2025.11.27   About 7:10 a.m.
3 videos(digitalized)  9s/4s/2s, color, sound





我爱你


사랑해요


あいしてる






1. Love Language

On a Thursday morning, I said “I love you” in three different languages.

But I realized that the video in my mother tongue was actually the longest (9 seconds). It seemed that, before I spoke, I hesitated for quite a while. The Korean clip was the second longest (4 seconds). After many years of study, the language has become much more familiar to me—still not as natural as my mother tongue, yet somehow less embarrassing. But the Japanese clip was the shortest (2 seconds), and it ended the most decisively. When I said “I love you” in Japanese, I sounded the most confident.
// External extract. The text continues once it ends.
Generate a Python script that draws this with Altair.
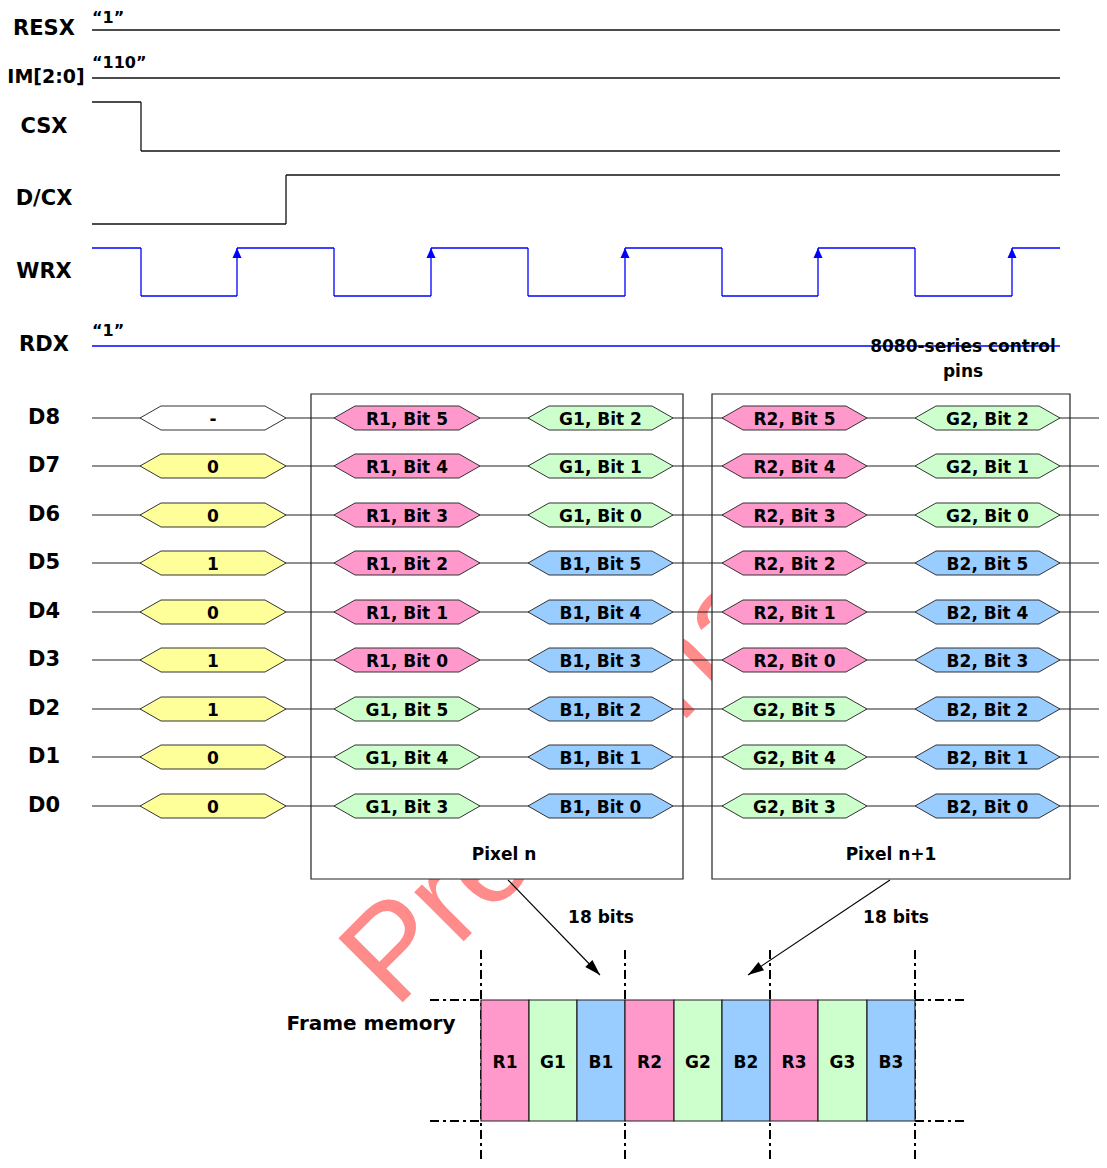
import altair as alt
import pandas as pd

# ---------------- data ----------------
signal_names = ["RESX", "CSX", "D/CX", "WRX", "RDX"]
signal_label_x = [44, 44, 44, 44, 44]
signal_label_y = [27, 125, 197, 270, 343]
im_label = "IM[2:0]"
im_label_x, im_label_y = 46, 75

bus_names = ["D8", "D7", "D6", "D5", "D4", "D3", "D2", "D1", "D0"]
bus_y = [418, 466, 515, 563, 612, 660, 709, 757, 806]

static_texts = ["\u201c1\u201d", "\u201c110\u201d", "\u201c1\u201d"]
static_x = [92, 92, 92]
static_y = [18, 63, 331]

resx_wave = [(92, 30), (1060, 30)]
im_wave = [(92, 78), (1060, 78)]
csx_wave = [(92, 102), (141, 102), (141, 151), (1060, 151)]
dcx_wave = [(92, 224), (286, 224), (286, 175), (1060, 175)]
rdx_wave = [(92, 346), (1060, 346)]
wrx_fall = [141, 334, 528, 722, 915]
wrx_rise = [237, 431, 625, 818, 1012]
wrx_high, wrx_low = 248, 296
wrx_start, wrx_end = 92, 1060

hex_left = [140, 334, 528, 722, 915]
hex_right = [286, 480, 673, 867, 1060]
bus_values = [
    ["-", "R1, Bit 5", "G1, Bit 2", "R2, Bit 5", "G2, Bit 2"],
    ["0", "R1, Bit 4", "G1, Bit 1", "R2, Bit 4", "G2, Bit 1"],
    ["0", "R1, Bit 3", "G1, Bit 0", "R2, Bit 3", "G2, Bit 0"],
    ["1", "R1, Bit 2", "B1, Bit 5", "R2, Bit 2", "B2, Bit 5"],
    ["0", "R1, Bit 1", "B1, Bit 4", "R2, Bit 1", "B2, Bit 4"],
    ["1", "R1, Bit 0", "B1, Bit 3", "R2, Bit 0", "B2, Bit 3"],
    ["1", "G1, Bit 5", "B1, Bit 2", "G2, Bit 5", "B2, Bit 2"],
    ["0", "G1, Bit 4", "B1, Bit 1", "G2, Bit 4", "B2, Bit 1"],
    ["0", "G1, Bit 3", "B1, Bit 0", "G2, Bit 3", "B2, Bit 0"],
]
color_map = {"R": "#FF99CC", "G": "#CCFFCC", "B": "#99CCFF", "-": "#FFFFFF"}
digit_color = "#FFFF99"

pixel_box_names = ["Pixel n", "Pixel n+1"]
pixel_box_x = [(311, 683), (712, 1070)]
pixel_box_y = (394, 879)
pixel_label_x = [504, 891]
pixel_label_y = 853

frame_cells = ["R1", "G1", "B1", "R2", "G2", "B2", "R3", "G3", "B3"]
frame_edges = [481, 529, 577, 625, 674, 722, 770, 818, 867, 915]
frame_y = (1000, 1121)
frame_dash_x = [481, 625, 770, 915]

arrow_from = [(508, 880), (890, 880)]
arrow_to = [(600, 975), (748, 975)]
arrow_angle = [135.9, 236.2]
arrow_labels = ["18 bits", "18 bits"]
arrow_label_x = [601, 896]
arrow_label_y = 916

# ---------------- helpers ----------------
W, H = 1091, 1152
XS = alt.Scale(domain=[8, 8 + W], nice=False, zero=False)
YS = alt.Scale(domain=[8, 8 + H], nice=False, zero=False, reverse=True)
DY = 2


def ex(f="x"):
    return alt.X(f"{f}:Q", scale=XS, axis=None)


def ey(f="y"):
    return alt.Y(f"{f}:Q", scale=YS, axis=None)


def segs(poly):
    return [dict(x=a[0], y=a[1], x2=b[0], y2=b[1]) for a, b in zip(poly[:-1], poly[1:])]


FONT = "DejaVu Sans"

# watermark
wm = alt.Chart(pd.DataFrame([dict(x=395, y=1010, t="Preliminary")])).mark_text(
    font="Liberation Sans", fontSize=132, align="left", baseline="alphabetic",
    angle=315, color="#FF0000", opacity=0.45
).encode(x=ex(), y=ey(), text="t:N")

# pixel boxes
box_df = pd.DataFrame([dict(x=a, x2=b, y=pixel_box_y[0], y2=pixel_box_y[1]) for a, b in pixel_box_x])
boxes = alt.Chart(box_df).mark_rect(fill="white", stroke="#222", strokeWidth=1.2).encode(
    x=ex(), x2="x2:Q", y=ey(), y2="y2:Q")

# dash-dot guides
dd = []
for xv in frame_dash_x:
    dd.append(dict(x=xv, y=950, x2=xv, y2=1168))
for yv in frame_y:
    dd.append(dict(x=430, y=yv, x2=frame_edges[0], y2=yv))
    dd.append(dict(x=frame_edges[-1], y=yv, x2=965, y2=yv))
dashes = alt.Chart(pd.DataFrame(dd)).mark_rule(color="black", strokeWidth=2, strokeDash=[9, 4, 3, 4]).encode(
    x=ex(), y=ey(), x2="x2:Q", y2="y2:Q")

# frame memory cells
cell_df = pd.DataFrame([
    dict(x=frame_edges[i], x2=frame_edges[i + 1], y=frame_y[0], y2=frame_y[1],
         t=c, fill=color_map[c[0]], cx=(frame_edges[i] + frame_edges[i + 1]) / 2, cy=1061)
    for i, c in enumerate(frame_cells)
])
cells = alt.Chart(cell_df).mark_rect(stroke="#222", strokeWidth=1.2, opacity=1).encode(
    x=ex(), x2="x2:Q", y=ey(), y2="y2:Q", fill=alt.Fill("fill:N", scale=None))
cell_text = alt.Chart(cell_df).mark_text(font=FONT, fontWeight="bold", fontSize=17, color="black",
                                         align="center", baseline="middle", dy=DY).encode(
    x=ex("cx"), y=ey("cy"), text="t:N")

# black control signals
black_rows = segs(resx_wave) + segs(im_wave) + segs(csx_wave) + segs(dcx_wave)
black_sig = alt.Chart(pd.DataFrame(black_rows)).mark_rule(color="#111", strokeWidth=1.3).encode(
    x=ex(), y=ey(), x2="x2:Q", y2="y2:Q")

# blue signals
wrx_poly = [(wrx_start, wrx_high)]
for f, r in zip(wrx_fall, wrx_rise):
    wrx_poly += [(f, wrx_high), (f, wrx_low), (r, wrx_low), (r, wrx_high)]
wrx_poly.append((wrx_end, wrx_high))
blue_rows = segs(wrx_poly) + segs(rdx_wave)
blue_sig = alt.Chart(pd.DataFrame(blue_rows)).mark_rule(color="#0000FF", strokeWidth=1.3).encode(
    x=ex(), y=ey(), x2="x2:Q", y2="y2:Q")
wrx_heads = alt.Chart(pd.DataFrame([dict(x=r, y=wrx_high) for r in wrx_rise])).mark_point(
    shape="M0,0L-0.9,2L0.9,2Z", filled=True, size=100, color="#0000FF", strokeWidth=0, opacity=1
).encode(x=ex(), y=ey())

# bus lines
bus_lines = alt.Chart(pd.DataFrame([dict(x=92, y=yv, x2=1107, y2=yv) for yv in bus_y])).mark_rule(
    color="#222", strokeWidth=1.1).encode(x=ex(), y=ey(), x2="x2:Q", y2="y2:Q")

# hexagons
hex_rows, hex_lab = [], []
HALF, TIP = 12, 21
for i, row in enumerate(bus_values):
    cy = bus_y[i]
    for j, v in enumerate(row):
        L, R = hex_left[j], hex_right[j]
        fill = color_map.get(v[0], digit_color)
        hid = f"{i}-{j}"
        for xv, h in [(L, 0), (L + TIP, HALF), (R - TIP, HALF), (R, 0)]:
            hex_rows.append(dict(id=hid, x=xv, yt=cy - h, yb=cy + h, fill=fill))
        hex_lab.append(dict(x=(L + R) / 2, y=cy, t=v))
hexes = alt.Chart(pd.DataFrame(hex_rows)).mark_area(
    stroke="#333", strokeWidth=1, opacity=1, interpolate="linear").encode(
    x=ex(), y=ey("yt"), y2="yb:Q", detail="id:N", fill=alt.Fill("fill:N", scale=None))
hex_text = alt.Chart(pd.DataFrame(hex_lab)).mark_text(
    font=FONT, fontWeight="bold", fontSize=17, color="black", align="center", baseline="middle", dy=DY
).encode(x=ex(), y=ey(), text="t:N")

# signal labels
sig_df = pd.DataFrame(
    [dict(x=signal_label_x[i], y=signal_label_y[i], t=n) for i, n in enumerate(signal_names)]
    + [dict(x=44, y=bus_y[i] - 2, t=n) for i, n in enumerate(bus_names)])
sig_text = alt.Chart(sig_df).mark_text(
    font=FONT, fontWeight="bold", fontSize=21, color="black", align="center", baseline="middle", dy=DY
).encode(x=ex(), y=ey(), text="t:N")
im_text = alt.Chart(pd.DataFrame([dict(x=im_label_x, y=im_label_y, t=im_label)])).mark_text(
    font=FONT, fontWeight="bold", fontSize=19, color="black", align="center", baseline="middle", dy=DY
).encode(x=ex(), y=ey(), text="t:N")

# static value texts
stat_df = pd.DataFrame([dict(x=static_x[i], y=static_y[i], t=t) for i, t in enumerate(static_texts)])
stat_text = alt.Chart(stat_df).mark_text(
    font=FONT, fontWeight="bold", fontSize=16, color="black", align="left", baseline="middle", dy=0
).encode(x=ex(), y=ey(), text="t:N")

# misc centered labels
misc_df = pd.DataFrame(
    [dict(x=963, y=345, t="8080-series control"), dict(x=963, y=370, t="pins")]
    + [dict(x=pixel_label_x[i], y=pixel_label_y, t=n) for i, n in enumerate(pixel_box_names)]
    + [dict(x=arrow_label_x[i], y=arrow_label_y, t=n) for i, n in enumerate(arrow_labels)])
misc_text = alt.Chart(misc_df).mark_text(
    font=FONT, fontWeight="bold", fontSize=17, color="black", align="center", baseline="middle", dy=DY
).encode(x=ex(), y=ey(), text="t:N")

frame_label = alt.Chart(pd.DataFrame([dict(x=371, y=1022, t="Frame memory")])).mark_text(
    font=FONT, fontWeight="bold", fontSize=20, color="black", align="center", baseline="middle", dy=DY
).encode(x=ex(), y=ey(), text="t:N")

# arrows
arr_df = pd.DataFrame([dict(x=a[0], y=a[1], x2=b[0], y2=b[1]) for a, b in zip(arrow_from, arrow_to)])
arr_lines = alt.Chart(arr_df).mark_rule(color="black", strokeWidth=1.1).encode(
    x=ex(), y=ey(), x2="x2:Q", y2="y2:Q")
head_df = pd.DataFrame([dict(x=b[0], y=b[1], a=arrow_angle[i]) for i, b in enumerate(arrow_to)])
arr_heads = alt.Chart(head_df).mark_point(
    shape="M0,0L-0.5,1.6L0.5,1.6Z", filled=True, size=400, color="black", strokeWidth=0, opacity=1
).encode(x=ex(), y=ey(), angle=alt.Angle("a:Q", scale=None))

chart = alt.layer(
    wm, boxes, dashes, cells, black_sig, blue_sig, bus_lines, hexes, hex_text,
    sig_text, im_text, stat_text, misc_text, frame_label, cell_text, arr_lines, arr_heads, wrx_heads
).properties(
    width=W, height=H, autosize=alt.AutoSizeParams(type="none"), padding=0,
    background="white"
).configure_view(stroke=None)

chart.save("out.html", embed_options={"renderer": "svg", "actions": False})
Perhaps this was because, while filming in Japanese, I wasn’t really thinking about love itself, but rather about how to pronounce the words correctly.

It seems easier for me to say “I love you,” “I like you,” or “I hate you” in a foreign language. But as a language becomes more familiar, the distance between emotion and words grows smaller which makes me feel more embarrassed.

I recorded three times and finally chose the very first test take. Perhaps that unprepared, unrehearsed, hazy, and clumsy state was the most embarrassing—and precisely for that reason, it deserved to be presented.

2. Love Language

Whether in one’s mother tongue or a foreign language, whether local or foreign, everyone has their own language of love. And the phrase “I love you” inevitably carries different meanings for each person—because we all grow up in different families and experience different forms of love.

What kind of love can I offer to others? And what kind of love language can I speak? And what kind of love and love language, do I hope to receive? At the very least, I don’t want to prove my love endlessly, nor pretend that I don’t love. I imagine a kind of love that exists in dynamic balance.

Can I understand and accept the anxiety, wounds, and anger hidden behind another person’s love language? Can I avoid blaming their anxiety, wounds, and anger on myself?

And for myself—can I let go of past anxieties, doubts, and anger, remain patient, and learn to listen to another person’s love language?

(If love, as people say, is patient and kind.)









2. I Love You for 840 Times
I Love for 840 Times


2026
7min 38s
Video(digitalized), color, sound



Click to watch the full video




I repeatedly write “我爱你(I love you)” on my own palms in my mother language(Chinese) until I could no longer bear the pain and exhaustion. I record the entire process in which “I love you” appears and disappears. 

Writing sweet words—or secret words—on the palm is one of the small, intimate gestures between people in everyday life. While the palm is a site that is at once private and fragile, yet with elasticity and resilience, becomes a place where emotion is written, revealed, and erased. 

This work is also rooted in my personal experience. Consciously or unconsciously, I repeatedly enter long-distance and cross-cultural relationships, as if practicing a form of nomadic love. When love occurs, I choose to give my all; yet after truly letting go, I am also surprised by the detachment of my own. But at the  end of the day, I still choose to try to preserve a certain courage to love — both the courage to love, and the courage to be loved.

Love repeatedly emerges and disappears, while the palm that gives or receives love remains.
I  will love you for  840 times.  I will love for 840 times.